**Information shown**
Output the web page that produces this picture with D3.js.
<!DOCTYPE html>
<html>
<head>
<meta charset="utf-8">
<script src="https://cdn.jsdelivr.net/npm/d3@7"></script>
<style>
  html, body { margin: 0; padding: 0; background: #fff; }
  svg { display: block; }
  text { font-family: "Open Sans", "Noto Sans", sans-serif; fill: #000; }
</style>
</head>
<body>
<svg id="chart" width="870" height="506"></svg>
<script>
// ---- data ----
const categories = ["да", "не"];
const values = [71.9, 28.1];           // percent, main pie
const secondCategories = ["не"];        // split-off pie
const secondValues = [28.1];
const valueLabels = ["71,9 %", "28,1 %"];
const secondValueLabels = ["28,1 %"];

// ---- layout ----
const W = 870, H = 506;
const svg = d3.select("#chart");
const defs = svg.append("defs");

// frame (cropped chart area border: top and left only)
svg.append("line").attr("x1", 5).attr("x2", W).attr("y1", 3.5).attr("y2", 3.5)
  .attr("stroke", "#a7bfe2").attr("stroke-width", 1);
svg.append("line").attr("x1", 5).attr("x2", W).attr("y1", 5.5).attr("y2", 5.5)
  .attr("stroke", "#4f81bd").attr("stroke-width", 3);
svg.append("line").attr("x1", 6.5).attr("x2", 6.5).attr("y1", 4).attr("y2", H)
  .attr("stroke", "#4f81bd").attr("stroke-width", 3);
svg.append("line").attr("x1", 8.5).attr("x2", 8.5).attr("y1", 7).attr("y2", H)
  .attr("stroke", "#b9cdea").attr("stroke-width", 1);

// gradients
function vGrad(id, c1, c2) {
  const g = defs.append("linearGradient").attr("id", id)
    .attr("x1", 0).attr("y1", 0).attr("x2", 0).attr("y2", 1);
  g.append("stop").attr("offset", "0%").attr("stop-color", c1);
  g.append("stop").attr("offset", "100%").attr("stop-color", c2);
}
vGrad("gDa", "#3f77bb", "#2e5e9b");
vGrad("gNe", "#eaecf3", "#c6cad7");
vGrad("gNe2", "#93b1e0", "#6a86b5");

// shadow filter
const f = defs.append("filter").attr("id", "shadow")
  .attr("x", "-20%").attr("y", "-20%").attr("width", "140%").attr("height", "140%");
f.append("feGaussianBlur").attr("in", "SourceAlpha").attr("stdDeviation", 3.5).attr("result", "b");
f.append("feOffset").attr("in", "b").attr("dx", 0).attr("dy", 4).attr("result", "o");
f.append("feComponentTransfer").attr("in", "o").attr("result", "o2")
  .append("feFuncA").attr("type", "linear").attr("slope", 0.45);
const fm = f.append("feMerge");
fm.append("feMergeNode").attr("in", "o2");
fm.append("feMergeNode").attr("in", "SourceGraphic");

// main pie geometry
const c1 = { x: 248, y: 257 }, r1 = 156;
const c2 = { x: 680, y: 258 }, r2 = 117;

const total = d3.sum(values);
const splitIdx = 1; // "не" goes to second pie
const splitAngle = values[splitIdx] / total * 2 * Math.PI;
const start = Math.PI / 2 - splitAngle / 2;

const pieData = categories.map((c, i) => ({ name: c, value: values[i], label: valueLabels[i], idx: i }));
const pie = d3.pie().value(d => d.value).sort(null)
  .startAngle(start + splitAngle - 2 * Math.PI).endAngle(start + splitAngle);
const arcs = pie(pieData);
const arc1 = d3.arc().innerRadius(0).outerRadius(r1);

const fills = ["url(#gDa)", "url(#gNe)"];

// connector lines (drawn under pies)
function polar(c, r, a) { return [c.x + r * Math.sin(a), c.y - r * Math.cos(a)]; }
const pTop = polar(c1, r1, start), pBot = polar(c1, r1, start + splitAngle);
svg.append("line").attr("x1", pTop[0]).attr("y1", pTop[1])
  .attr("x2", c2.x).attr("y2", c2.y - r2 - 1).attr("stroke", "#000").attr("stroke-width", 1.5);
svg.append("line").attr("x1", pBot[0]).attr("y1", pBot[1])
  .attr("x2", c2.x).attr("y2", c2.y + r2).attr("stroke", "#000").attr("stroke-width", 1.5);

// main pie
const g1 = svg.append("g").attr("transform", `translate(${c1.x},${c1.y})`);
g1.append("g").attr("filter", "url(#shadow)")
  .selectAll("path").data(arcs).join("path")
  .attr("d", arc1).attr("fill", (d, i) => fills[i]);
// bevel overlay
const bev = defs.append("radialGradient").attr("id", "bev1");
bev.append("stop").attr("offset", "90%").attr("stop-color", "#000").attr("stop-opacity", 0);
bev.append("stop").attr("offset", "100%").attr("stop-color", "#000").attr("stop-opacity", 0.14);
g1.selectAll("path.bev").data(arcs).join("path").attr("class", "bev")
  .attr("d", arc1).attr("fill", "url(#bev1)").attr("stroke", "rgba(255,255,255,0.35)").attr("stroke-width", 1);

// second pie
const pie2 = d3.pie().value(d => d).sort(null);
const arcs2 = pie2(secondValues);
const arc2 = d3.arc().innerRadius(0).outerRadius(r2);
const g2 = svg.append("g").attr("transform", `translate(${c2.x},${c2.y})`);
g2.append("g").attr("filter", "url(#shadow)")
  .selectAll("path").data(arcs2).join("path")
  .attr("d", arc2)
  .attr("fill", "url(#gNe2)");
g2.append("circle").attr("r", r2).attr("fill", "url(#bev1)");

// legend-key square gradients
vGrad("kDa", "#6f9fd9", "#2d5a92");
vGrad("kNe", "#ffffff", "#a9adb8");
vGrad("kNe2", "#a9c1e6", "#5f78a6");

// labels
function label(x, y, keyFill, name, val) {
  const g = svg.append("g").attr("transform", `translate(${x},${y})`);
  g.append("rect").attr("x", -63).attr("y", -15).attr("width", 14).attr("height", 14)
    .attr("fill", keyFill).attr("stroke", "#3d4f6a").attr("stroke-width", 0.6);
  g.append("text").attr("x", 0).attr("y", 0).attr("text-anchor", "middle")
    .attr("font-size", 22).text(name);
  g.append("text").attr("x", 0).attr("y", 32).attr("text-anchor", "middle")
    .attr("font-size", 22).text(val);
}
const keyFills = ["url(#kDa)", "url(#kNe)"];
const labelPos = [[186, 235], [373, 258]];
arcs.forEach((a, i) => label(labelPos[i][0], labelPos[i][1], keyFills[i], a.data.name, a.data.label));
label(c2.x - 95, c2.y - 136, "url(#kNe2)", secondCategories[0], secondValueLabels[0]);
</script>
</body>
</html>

**Instructions to follow**
The whole listing above needs to be written out again exactly.

**Task result**
Output the web page that produces this picture with D3.js.
<!DOCTYPE html>
<html>
<head>
<meta charset="utf-8">
<script src="https://cdn.jsdelivr.net/npm/d3@7"></script>
<style>
  html, body { margin: 0; padding: 0; background: #fff; }
  svg { display: block; }
  text { font-family: "Open Sans", "Noto Sans", sans-serif; fill: #000; }
</style>
</head>
<body>
<svg id="chart" width="870" height="506"></svg>
<script>
// ---- data ----
const categories = ["да", "не"];
const values = [71.9, 28.1];           // percent, main pie
const secondCategories = ["не"];        // split-off pie
const secondValues = [28.1];
const valueLabels = ["71,9 %", "28,1 %"];
const secondValueLabels = ["28,1 %"];

// ---- layout ----
const W = 870, H = 506;
const svg = d3.select("#chart");
const defs = svg.append("defs");

// frame (cropped chart area border: top and left only)
svg.append("line").attr("x1", 5).attr("x2", W).attr("y1", 3.5).attr("y2", 3.5)
  .attr("stroke", "#a7bfe2").attr("stroke-width", 1);
svg.append("line").attr("x1", 5).attr("x2", W).attr("y1", 5.5).attr("y2", 5.5)
  .attr("stroke", "#4f81bd").attr("stroke-width", 3);
svg.append("line").attr("x1", 6.5).attr("x2", 6.5).attr("y1", 4).attr("y2", H)
  .attr("stroke", "#4f81bd").attr("stroke-width", 3);
svg.append("line").attr("x1", 8.5).attr("x2", 8.5).attr("y1", 7).attr("y2", H)
  .attr("stroke", "#b9cdea").attr("stroke-width", 1);

// gradients
function vGrad(id, c1, c2) {
  const g = defs.append("linearGradient").attr("id", id)
    .attr("x1", 0).attr("y1", 0).attr("x2", 0).attr("y2", 1);
  g.append("stop").attr("offset", "0%").attr("stop-color", c1);
  g.append("stop").attr("offset", "100%").attr("stop-color", c2);
}
vGrad("gDa", "#3f77bb", "#2e5e9b");
vGrad("gNe", "#eaecf3", "#c6cad7");
vGrad("gNe2", "#93b1e0", "#6a86b5");

// shadow filter
const f = defs.append("filter").attr("id", "shadow")
  .attr("x", "-20%").attr("y", "-20%").attr("width", "140%").attr("height", "140%");
f.append("feGaussianBlur").attr("in", "SourceAlpha").attr("stdDeviation", 3.5).attr("result", "b");
f.append("feOffset").attr("in", "b").attr("dx", 0).attr("dy", 4).attr("result", "o");
f.append("feComponentTransfer").attr("in", "o").attr("result", "o2")
  .append("feFuncA").attr("type", "linear").attr("slope", 0.45);
const fm = f.append("feMerge");
fm.append("feMergeNode").attr("in", "o2");
fm.append("feMergeNode").attr("in", "SourceGraphic");

// main pie geometry
const c1 = { x: 248, y: 257 }, r1 = 156;
const c2 = { x: 680, y: 258 }, r2 = 117;

const total = d3.sum(values);
const splitIdx = 1; // "не" goes to second pie
const splitAngle = values[splitIdx] / total * 2 * Math.PI;
const start = Math.PI / 2 - splitAngle / 2;

const pieData = categories.map((c, i) => ({ name: c, value: values[i], label: valueLabels[i], idx: i }));
const pie = d3.pie().value(d => d.value).sort(null)
  .startAngle(start + splitAngle - 2 * Math.PI).endAngle(start + splitAngle);
const arcs = pie(pieData);
const arc1 = d3.arc().innerRadius(0).outerRadius(r1);

const fills = ["url(#gDa)", "url(#gNe)"];

// connector lines (drawn under pies)
function polar(c, r, a) { return [c.x + r * Math.sin(a), c.y - r * Math.cos(a)]; }
const pTop = polar(c1, r1, start), pBot = polar(c1, r1, start + splitAngle);
svg.append("line").attr("x1", pTop[0]).attr("y1", pTop[1])
  .attr("x2", c2.x).attr("y2", c2.y - r2 - 1).attr("stroke", "#000").attr("stroke-width", 1.5);
svg.append("line").attr("x1", pBot[0]).attr("y1", pBot[1])
  .attr("x2", c2.x).attr("y2", c2.y + r2).attr("stroke", "#000").attr("stroke-width", 1.5);

// main pie
const g1 = svg.append("g").attr("transform", `translate(${c1.x},${c1.y})`);
g1.append("g").attr("filter", "url(#shadow)")
  .selectAll("path").data(arcs).join("path")
  .attr("d", arc1).attr("fill", (d, i) => fills[i]);
// bevel overlay
const bev = defs.append("radialGradient").attr("id", "bev1");
bev.append("stop").attr("offset", "90%").attr("stop-color", "#000").attr("stop-opacity", 0);
bev.append("stop").attr("offset", "100%").attr("stop-color", "#000").attr("stop-opacity", 0.14);
g1.selectAll("path.bev").data(arcs).join("path").attr("class", "bev")
  .attr("d", arc1).attr("fill", "url(#bev1)").attr("stroke", "rgba(255,255,255,0.35)").attr("stroke-width", 1);

// second pie
const pie2 = d3.pie().value(d => d).sort(null);
const arcs2 = pie2(secondValues);
const arc2 = d3.arc().innerRadius(0).outerRadius(r2);
const g2 = svg.append("g").attr("transform", `translate(${c2.x},${c2.y})`);
g2.append("g").attr("filter", "url(#shadow)")
  .selectAll("path").data(arcs2).join("path")
  .attr("d", arc2)
  .attr("fill", "url(#gNe2)");
g2.append("circle").attr("r", r2).attr("fill", "url(#bev1)");

// legend-key square gradients
vGrad("kDa", "#6f9fd9", "#2d5a92");
vGrad("kNe", "#ffffff", "#a9adb8");
vGrad("kNe2", "#a9c1e6", "#5f78a6");

// labels
function label(x, y, keyFill, name, val) {
  const g = svg.append("g").attr("transform", `translate(${x},${y})`);
  g.append("rect").attr("x", -63).attr("y", -15).attr("width", 14).attr("height", 14)
    .attr("fill", keyFill).attr("stroke", "#3d4f6a").attr("stroke-width", 0.6);
  g.append("text").attr("x", 0).attr("y", 0).attr("text-anchor", "middle")
    .attr("font-size", 22).text(name);
  g.append("text").attr("x", 0).attr("y", 32).attr("text-anchor", "middle")
    .attr("font-size", 22).text(val);
}
const keyFills = ["url(#kDa)", "url(#kNe)"];
const labelPos = [[186, 235], [373, 258]];
arcs.forEach((a, i) => label(labelPos[i][0], labelPos[i][1], keyFills[i], a.data.name, a.data.label));
label(c2.x - 95, c2.y - 136, "url(#kNe2)", secondCategories[0], secondValueLabels[0]);
</script>
</body>
</html>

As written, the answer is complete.